- [The task]:
The line holding "11, 12, 13];" is the last one to output; start at the first line of the data, keep every line in between exactly, and leave out pictures.
Data lines start
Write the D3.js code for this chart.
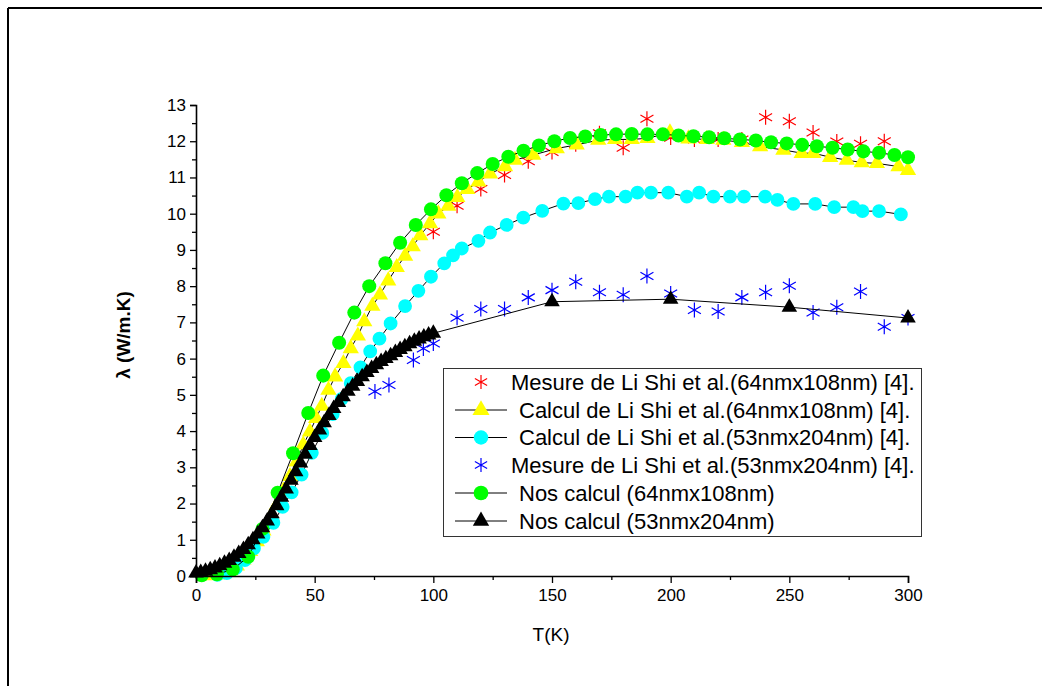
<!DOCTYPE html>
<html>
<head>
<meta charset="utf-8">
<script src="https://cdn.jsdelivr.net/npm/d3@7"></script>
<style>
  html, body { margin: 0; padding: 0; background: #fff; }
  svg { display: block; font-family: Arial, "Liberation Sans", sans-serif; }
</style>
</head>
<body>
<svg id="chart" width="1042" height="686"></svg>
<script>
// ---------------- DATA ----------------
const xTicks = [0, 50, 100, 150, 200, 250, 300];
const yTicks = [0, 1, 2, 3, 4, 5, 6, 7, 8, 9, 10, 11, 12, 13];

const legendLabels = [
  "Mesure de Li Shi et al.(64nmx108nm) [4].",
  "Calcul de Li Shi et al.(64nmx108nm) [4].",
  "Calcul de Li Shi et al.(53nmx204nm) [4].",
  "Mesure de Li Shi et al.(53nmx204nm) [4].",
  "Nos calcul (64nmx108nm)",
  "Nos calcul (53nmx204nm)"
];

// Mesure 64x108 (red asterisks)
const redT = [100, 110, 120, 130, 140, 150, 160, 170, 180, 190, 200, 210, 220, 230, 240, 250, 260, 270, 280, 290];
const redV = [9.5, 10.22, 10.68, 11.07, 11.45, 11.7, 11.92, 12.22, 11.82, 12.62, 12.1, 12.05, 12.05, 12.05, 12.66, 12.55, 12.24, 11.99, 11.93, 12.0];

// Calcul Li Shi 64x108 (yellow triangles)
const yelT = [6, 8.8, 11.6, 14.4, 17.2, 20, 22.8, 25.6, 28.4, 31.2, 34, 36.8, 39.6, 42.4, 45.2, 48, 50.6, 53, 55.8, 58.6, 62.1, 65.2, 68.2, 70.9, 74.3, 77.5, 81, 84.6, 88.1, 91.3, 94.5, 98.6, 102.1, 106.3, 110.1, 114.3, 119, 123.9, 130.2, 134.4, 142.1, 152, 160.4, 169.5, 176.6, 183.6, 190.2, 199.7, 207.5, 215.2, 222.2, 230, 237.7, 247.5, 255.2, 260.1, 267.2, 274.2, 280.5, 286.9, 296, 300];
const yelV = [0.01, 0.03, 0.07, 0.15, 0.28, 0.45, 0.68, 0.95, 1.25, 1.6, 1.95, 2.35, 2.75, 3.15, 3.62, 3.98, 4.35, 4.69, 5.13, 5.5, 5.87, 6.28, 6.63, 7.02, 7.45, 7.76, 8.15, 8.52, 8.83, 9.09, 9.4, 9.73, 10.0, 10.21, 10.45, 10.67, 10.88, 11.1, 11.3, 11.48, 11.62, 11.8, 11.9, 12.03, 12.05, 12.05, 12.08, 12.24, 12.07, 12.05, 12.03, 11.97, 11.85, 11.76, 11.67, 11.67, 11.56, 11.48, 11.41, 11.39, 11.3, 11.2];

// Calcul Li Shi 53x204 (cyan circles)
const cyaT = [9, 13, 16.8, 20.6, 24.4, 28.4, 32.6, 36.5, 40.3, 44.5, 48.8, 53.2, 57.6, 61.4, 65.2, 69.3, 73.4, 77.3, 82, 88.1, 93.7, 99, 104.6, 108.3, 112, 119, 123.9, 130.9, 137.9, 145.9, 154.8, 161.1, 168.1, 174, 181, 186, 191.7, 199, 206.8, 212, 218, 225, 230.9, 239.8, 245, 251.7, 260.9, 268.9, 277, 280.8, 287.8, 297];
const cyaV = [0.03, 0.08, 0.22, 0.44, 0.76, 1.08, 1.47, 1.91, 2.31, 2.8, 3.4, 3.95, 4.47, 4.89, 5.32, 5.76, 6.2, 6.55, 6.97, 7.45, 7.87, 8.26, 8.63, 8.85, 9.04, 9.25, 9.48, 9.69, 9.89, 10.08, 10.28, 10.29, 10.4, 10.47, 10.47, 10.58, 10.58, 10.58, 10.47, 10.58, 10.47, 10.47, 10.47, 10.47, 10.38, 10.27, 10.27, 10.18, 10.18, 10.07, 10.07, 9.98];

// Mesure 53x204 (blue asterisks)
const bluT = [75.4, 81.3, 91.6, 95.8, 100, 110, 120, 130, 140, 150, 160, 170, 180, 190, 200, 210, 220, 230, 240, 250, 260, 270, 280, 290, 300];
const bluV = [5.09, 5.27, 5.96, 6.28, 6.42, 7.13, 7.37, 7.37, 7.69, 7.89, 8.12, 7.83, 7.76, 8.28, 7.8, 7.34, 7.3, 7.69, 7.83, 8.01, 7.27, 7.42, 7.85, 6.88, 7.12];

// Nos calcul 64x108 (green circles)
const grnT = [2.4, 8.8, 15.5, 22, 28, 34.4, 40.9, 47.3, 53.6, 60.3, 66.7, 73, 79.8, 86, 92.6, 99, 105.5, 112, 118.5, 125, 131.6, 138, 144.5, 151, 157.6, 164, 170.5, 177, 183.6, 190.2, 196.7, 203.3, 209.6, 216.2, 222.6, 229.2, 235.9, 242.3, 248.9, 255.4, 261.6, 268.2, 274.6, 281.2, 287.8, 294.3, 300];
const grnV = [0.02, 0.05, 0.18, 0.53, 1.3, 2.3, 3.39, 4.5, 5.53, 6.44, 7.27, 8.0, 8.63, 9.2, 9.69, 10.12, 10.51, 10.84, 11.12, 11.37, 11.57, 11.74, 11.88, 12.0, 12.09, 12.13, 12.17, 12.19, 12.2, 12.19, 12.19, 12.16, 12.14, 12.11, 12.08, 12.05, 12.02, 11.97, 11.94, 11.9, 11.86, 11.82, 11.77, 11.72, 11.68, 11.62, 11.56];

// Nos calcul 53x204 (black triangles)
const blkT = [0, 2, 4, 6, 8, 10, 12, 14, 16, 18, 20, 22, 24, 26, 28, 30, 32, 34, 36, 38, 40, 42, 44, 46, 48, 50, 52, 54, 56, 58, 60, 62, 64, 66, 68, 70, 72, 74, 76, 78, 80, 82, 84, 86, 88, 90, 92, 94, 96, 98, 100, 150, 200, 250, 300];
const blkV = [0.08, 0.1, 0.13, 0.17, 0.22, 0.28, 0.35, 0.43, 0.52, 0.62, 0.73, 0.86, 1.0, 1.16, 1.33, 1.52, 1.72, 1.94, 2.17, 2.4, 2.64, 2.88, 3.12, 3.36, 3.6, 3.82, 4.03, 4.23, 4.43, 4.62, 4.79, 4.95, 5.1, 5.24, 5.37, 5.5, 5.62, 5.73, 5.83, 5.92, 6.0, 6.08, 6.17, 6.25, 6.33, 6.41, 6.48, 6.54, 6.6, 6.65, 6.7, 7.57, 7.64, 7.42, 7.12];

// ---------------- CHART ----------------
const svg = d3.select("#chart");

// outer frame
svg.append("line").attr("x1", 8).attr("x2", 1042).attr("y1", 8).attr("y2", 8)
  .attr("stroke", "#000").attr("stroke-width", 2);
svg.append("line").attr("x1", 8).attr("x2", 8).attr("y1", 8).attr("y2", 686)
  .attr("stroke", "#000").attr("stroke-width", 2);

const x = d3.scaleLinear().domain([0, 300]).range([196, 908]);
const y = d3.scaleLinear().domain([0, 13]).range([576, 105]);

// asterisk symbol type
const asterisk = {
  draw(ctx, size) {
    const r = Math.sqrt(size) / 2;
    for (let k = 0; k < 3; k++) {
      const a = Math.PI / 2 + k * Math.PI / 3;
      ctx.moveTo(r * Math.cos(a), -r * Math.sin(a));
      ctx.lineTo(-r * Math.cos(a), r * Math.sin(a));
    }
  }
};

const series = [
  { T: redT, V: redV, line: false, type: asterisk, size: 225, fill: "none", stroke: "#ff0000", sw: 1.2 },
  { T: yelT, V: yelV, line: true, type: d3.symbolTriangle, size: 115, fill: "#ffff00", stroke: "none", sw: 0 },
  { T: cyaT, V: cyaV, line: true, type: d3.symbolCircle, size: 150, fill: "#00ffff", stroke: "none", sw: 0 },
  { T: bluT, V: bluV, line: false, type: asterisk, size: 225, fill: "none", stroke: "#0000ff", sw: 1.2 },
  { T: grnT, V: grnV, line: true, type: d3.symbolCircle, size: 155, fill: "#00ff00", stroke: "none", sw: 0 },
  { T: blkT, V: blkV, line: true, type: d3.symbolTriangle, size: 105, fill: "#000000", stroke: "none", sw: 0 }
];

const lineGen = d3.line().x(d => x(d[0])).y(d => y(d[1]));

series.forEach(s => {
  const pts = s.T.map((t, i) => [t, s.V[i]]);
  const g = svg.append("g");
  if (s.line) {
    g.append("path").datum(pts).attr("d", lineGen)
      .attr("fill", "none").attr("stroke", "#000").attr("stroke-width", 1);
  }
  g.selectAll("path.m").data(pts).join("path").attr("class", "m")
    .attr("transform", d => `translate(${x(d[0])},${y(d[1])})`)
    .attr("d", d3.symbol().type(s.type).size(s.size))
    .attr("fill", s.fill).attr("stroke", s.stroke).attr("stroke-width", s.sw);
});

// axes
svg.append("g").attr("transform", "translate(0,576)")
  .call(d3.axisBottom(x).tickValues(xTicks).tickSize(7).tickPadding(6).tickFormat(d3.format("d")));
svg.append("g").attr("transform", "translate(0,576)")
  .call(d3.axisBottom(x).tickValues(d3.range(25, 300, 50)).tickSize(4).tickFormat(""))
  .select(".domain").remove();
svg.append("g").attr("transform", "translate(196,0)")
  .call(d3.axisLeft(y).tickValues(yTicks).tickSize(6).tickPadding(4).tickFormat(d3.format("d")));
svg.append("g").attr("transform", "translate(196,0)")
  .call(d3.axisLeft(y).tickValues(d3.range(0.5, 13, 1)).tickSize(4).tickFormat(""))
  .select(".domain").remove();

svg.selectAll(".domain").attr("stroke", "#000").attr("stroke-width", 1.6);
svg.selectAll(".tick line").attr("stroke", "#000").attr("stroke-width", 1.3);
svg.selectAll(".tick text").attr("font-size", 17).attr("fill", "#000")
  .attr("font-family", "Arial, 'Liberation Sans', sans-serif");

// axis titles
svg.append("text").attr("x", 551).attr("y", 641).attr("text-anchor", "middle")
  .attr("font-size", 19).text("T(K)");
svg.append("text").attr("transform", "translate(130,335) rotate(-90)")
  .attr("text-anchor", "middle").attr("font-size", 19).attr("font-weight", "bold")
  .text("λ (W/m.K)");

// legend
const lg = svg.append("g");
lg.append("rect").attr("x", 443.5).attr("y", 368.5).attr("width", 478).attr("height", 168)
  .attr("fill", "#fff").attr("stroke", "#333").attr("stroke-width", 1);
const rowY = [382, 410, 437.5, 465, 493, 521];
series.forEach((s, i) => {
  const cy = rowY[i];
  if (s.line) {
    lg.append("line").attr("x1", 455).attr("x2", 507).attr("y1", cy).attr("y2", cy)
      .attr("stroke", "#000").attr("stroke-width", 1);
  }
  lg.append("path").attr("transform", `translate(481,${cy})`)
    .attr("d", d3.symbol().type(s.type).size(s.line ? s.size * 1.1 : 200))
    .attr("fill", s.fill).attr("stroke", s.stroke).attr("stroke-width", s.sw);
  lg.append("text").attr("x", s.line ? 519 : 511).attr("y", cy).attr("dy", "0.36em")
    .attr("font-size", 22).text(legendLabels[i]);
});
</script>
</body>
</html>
Data lines end
- [The response]:
Write the D3.js code for this chart.
<!DOCTYPE html>
<html>
<head>
<meta charset="utf-8">
<script src="https://cdn.jsdelivr.net/npm/d3@7"></script>
<style>
  html, body { margin: 0; padding: 0; background: #fff; }
  svg { display: block; font-family: Arial, "Liberation Sans", sans-serif; }
</style>
</head>
<body>
<svg id="chart" width="1042" height="686"></svg>
<script>
// ---------------- DATA ----------------
const xTicks = [0, 50, 100, 150, 200, 250, 300];
const yTicks = [0, 1, 2, 3, 4, 5, 6, 7, 8, 9, 10, 11, 12, 13];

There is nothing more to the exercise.